After completing the spending challenge, Arunachalam heads to Rangachari's office to sign the documents. However, the corrupt businessmen thwart Arunachalam's efforts by ensuring he receives ₹20000 at the last minute. Arunachalam uses ₹20,000 to pay Nandhini's salary, thereby fulfilling the conditions and inheriting his father's ₹3030 crore crore property. He entrusts Rangachari with managing the wealth to benefit the public. Enraged by their failure to usurp the wealth, they attack Arunachalam and Rangachari. Arunachalam defeats them and, in a final press conference, Rangachari reveals Arunachalam's mission to inherit the wealth for the greater good. Moved by Arunachalam's selflessness, the older Vedhavalli accepts him as her grandson and heir. The younger Vedhavalli also understands his true nature, and they eventually marry.

== Production ==
After the success of Muthu in 1995, Rajinikanth took a year out dabbling in politics and taking a sabbatical before announcing that his next film would be Arunachalam written by Crazy Mohan. It was announced that the film would be produced to help eight of his struggling film industry colleagues and it was incorrectly earlier reported that the film would be produced under his newly floated Rajini Arts banner. It was indicated that some of the people who the film would go on to cause benefits for included Kalakendra Govindharajan who introduced Rajinikanth in his production Apoorva Raagangal (1975), Kalaignyanam who featured Rajinikanth in the lead role for the first time with his production Bairavi (1978) and brothers Ramji and Babji who produced some of the actor's early hits, Kaali (1980) and Garjanai (1980). Furthermore, collections would also be shared between the family of Sathya Studio Padmanabhan, actress Pandari Bai, actor V. K. Ramasamy and producer Madurai Nagaraja.

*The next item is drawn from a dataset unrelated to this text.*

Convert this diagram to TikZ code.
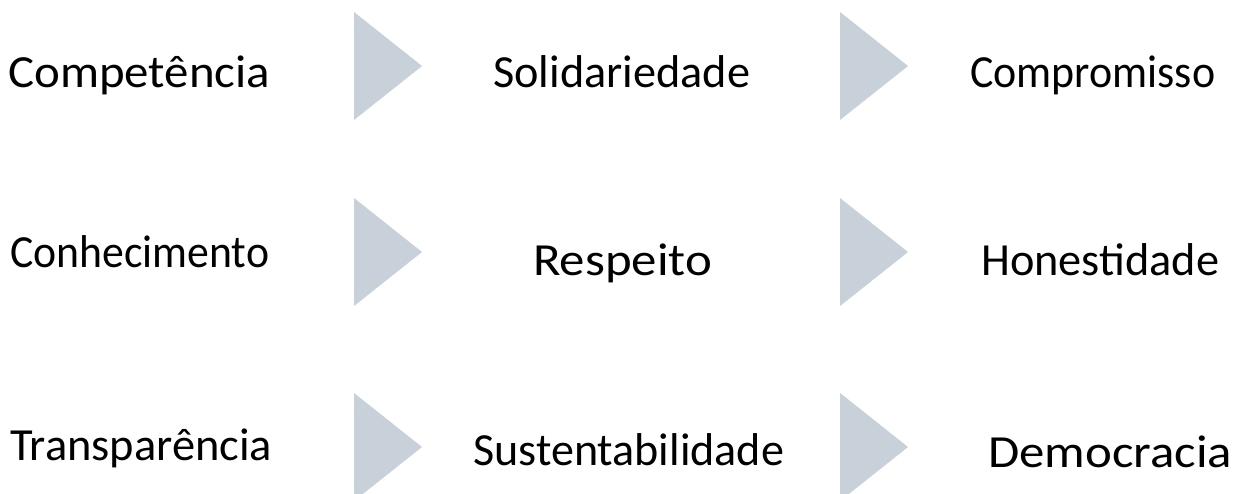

Initial reports had also titled the film as Kuberan and Meshtri, but Arunachalam was eventually retained. The plot of the film was inspired by George Barr McCutcheon's 1902 novel Brewster's Millions. The director Sundar C has stated that he did not like the story of Arunachalam but he did it because he did not want to miss an opportunity to work with Rajinikanth. He also mentioned that Rajinikanth is the one who called and narrated him the story and asked him to direct. Initially the lead heroine of the film was expected to be Meena, who had featured in Rajinikanth's Muthu before Soundarya and Rambha were signed on as heroines. The initial cast list released to the media also had Jayaram in the cast of the film as well as Vignesh, who was later replaced by Raja. Manorama was also added to the cast, surprising some media as she had caused controversy the previous year by lashing out at Rajinikanth's political motives. The filming was held in a star hotel at Hyderabad for 20 days.

== Soundtrack ==
The music was composed by Deva. The song "Nagumo" had two versions, Hariharan's version was included in soundtrack only, while another version with the vocals of Krishnaraj (who originally rendered the track version of the song) was featured in the film only after Rajinikanth was impressed with his rendering. The audio was released under the music label "Big B" of Amitabh Bachchan now the audio rights are currently acquired by Think Music. The tune of "Alli Alli Anarkali" was lifted from the songs "Ladki Ladki" from Shreemaan Aashique (1993), which was composed by Nadeem–Shravan and "Tutak Tutak Tutiyan" from Ghar Ka Chiraag (1989), which was composed by Bappi Lahiri.

Track listing
| No. | Title | Lyrics | Singer(s) | Length |
|---|---|---|---|---|
| 1. | "Athanda Ethanda" | Vairamuthu | S. P. Balasubrahmanyam | 5:37 |
| 2. | "Alli Alli Anarkili" | Palani Bharathi | Mano, Swarnalatha | 5:03 |
| 3. | "Mathadu Mathadu" | Palani Bharathi | S. P. Balasubrahmanyam, Sujatha Mohan, Meera, Manorama | 5:57 |
| 4. | "Nagumo" | Vairamuthu | Hariharan, K. S. Chithra | 4:32 |
| 5. | "Nagumo" (film version) | Vairamuthu | Krishnaraj, K. S. Chithra | 4.32 |
| 6. | "Singam Ondru" | Vairamuthu | Malaysia Vasudevan | 4:45 |
| 7. | "Thalai Maganae" | Kalidasan | S. P. Balasubramanyam | 2:18 |
| 8. | "Theme Music" (Instrumental) | – | – | 1:23 |
| Total length: |  |  |  | 29:35 |

== Release and reception ==
Arunachalam was released theatrically on 10 April 1997. The Hindu wrote on 18 April, "Arunachalam contains all the elements that provide escapist entertainment [...] humour, fairplay, love, feud occupy the frames". K. N. Vijiyan of New Straits Times wrote, "Go with an open mind and you will enjoy this movie". R. P. R. of Kalki gave a negative review, panning the weak screenplay, many of the montage shots after interval in bits and pieces, Crazy Mohan's dialogues lacking humour, Deva's music though he praised Rajinikanth's acting for rescuing the film but the technicians seems to have let him down and concluded Arunachalam did not do it despite the Lord saying that he should give great happiness to the fans in this Tamil New Year. The film was declared a box office success, although not as big as Rajinikanth's previous films Baashha and Muthu (both 1995). It had a theatrical run of over 204 days and collected around ₹32 crore worldwide.

== Awards ==
Arunachalam won three Tamil Nadu State Film Awards, including Best Film. Super Subbarayan and Gopi Kanth won for Best Stunt Coordinator and Best Art Director respectively.